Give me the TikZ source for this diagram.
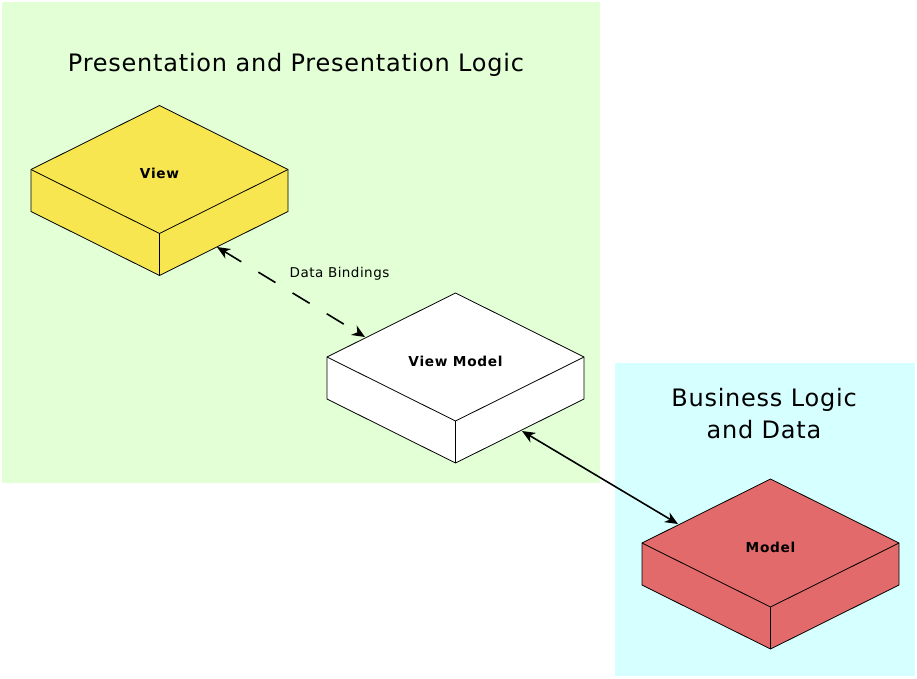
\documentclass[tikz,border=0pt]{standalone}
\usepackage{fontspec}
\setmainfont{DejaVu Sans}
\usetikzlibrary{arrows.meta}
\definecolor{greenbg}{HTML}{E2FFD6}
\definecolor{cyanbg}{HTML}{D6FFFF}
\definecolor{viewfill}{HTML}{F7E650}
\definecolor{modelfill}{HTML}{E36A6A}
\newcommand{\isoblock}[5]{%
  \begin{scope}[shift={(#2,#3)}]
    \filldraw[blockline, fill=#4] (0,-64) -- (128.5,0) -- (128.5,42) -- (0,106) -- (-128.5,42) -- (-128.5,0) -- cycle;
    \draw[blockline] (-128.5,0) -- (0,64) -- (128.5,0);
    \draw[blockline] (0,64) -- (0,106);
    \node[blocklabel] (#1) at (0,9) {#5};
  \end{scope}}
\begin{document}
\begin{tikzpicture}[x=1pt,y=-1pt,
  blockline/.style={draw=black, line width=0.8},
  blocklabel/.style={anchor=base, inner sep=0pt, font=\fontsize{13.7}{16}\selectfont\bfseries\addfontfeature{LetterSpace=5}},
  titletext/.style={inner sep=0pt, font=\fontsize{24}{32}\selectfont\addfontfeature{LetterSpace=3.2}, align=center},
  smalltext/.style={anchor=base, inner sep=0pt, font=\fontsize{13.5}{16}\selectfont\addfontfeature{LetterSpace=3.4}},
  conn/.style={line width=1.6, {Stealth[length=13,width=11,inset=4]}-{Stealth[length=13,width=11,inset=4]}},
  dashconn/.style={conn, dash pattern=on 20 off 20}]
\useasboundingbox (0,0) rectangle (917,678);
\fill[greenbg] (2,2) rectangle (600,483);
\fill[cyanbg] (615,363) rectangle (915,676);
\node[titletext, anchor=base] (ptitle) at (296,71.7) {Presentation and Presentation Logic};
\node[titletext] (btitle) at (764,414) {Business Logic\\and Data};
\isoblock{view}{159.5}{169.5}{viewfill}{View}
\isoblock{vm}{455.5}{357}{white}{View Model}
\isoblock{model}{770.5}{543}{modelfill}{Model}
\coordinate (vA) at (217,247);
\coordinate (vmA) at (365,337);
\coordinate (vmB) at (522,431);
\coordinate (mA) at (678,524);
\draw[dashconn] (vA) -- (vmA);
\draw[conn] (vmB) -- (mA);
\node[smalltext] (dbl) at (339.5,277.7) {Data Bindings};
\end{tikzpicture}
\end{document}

▸ What is expected
Repeat the material above in full and exactly, apart from the pictures.

▸ Response to the exercise
Give me the TikZ source for this diagram.
\documentclass[tikz,border=0pt]{standalone}
\usepackage{fontspec}
\setmainfont{DejaVu Sans}
\usetikzlibrary{arrows.meta}
\definecolor{greenbg}{HTML}{E2FFD6}
\definecolor{cyanbg}{HTML}{D6FFFF}
\definecolor{viewfill}{HTML}{F7E650}
\definecolor{modelfill}{HTML}{E36A6A}
\newcommand{\isoblock}[5]{%
  \begin{scope}[shift={(#2,#3)}]
    \filldraw[blockline, fill=#4] (0,-64) -- (128.5,0) -- (128.5,42) -- (0,106) -- (-128.5,42) -- (-128.5,0) -- cycle;
    \draw[blockline] (-128.5,0) -- (0,64) -- (128.5,0);
    \draw[blockline] (0,64) -- (0,106);
    \node[blocklabel] (#1) at (0,9) {#5};
  \end{scope}}
\begin{document}
\begin{tikzpicture}[x=1pt,y=-1pt,
  blockline/.style={draw=black, line width=0.8},
  blocklabel/.style={anchor=base, inner sep=0pt, font=\fontsize{13.7}{16}\selectfont\bfseries\addfontfeature{LetterSpace=5}},
  titletext/.style={inner sep=0pt, font=\fontsize{24}{32}\selectfont\addfontfeature{LetterSpace=3.2}, align=center},
  smalltext/.style={anchor=base, inner sep=0pt, font=\fontsize{13.5}{16}\selectfont\addfontfeature{LetterSpace=3.4}},
  conn/.style={line width=1.6, {Stealth[length=13,width=11,inset=4]}-{Stealth[length=13,width=11,inset=4]}},
  dashconn/.style={conn, dash pattern=on 20 off 20}]
\useasboundingbox (0,0) rectangle (917,678);
\fill[greenbg] (2,2) rectangle (600,483);
\fill[cyanbg] (615,363) rectangle (915,676);
\node[titletext, anchor=base] (ptitle) at (296,71.7) {Presentation and Presentation Logic};
\node[titletext] (btitle) at (764,414) {Business Logic\\and Data};
\isoblock{view}{159.5}{169.5}{viewfill}{View}
\isoblock{vm}{455.5}{357}{white}{View Model}
\isoblock{model}{770.5}{543}{modelfill}{Model}
\coordinate (vA) at (217,247);
\coordinate (vmA) at (365,337);
\coordinate (vmB) at (522,431);
\coordinate (mA) at (678,524);
\draw[dashconn] (vA) -- (vmA);
\draw[conn] (vmB) -- (mA);
\node[smalltext] (dbl) at (339.5,277.7) {Data Bindings};
\end{tikzpicture}
\end{document}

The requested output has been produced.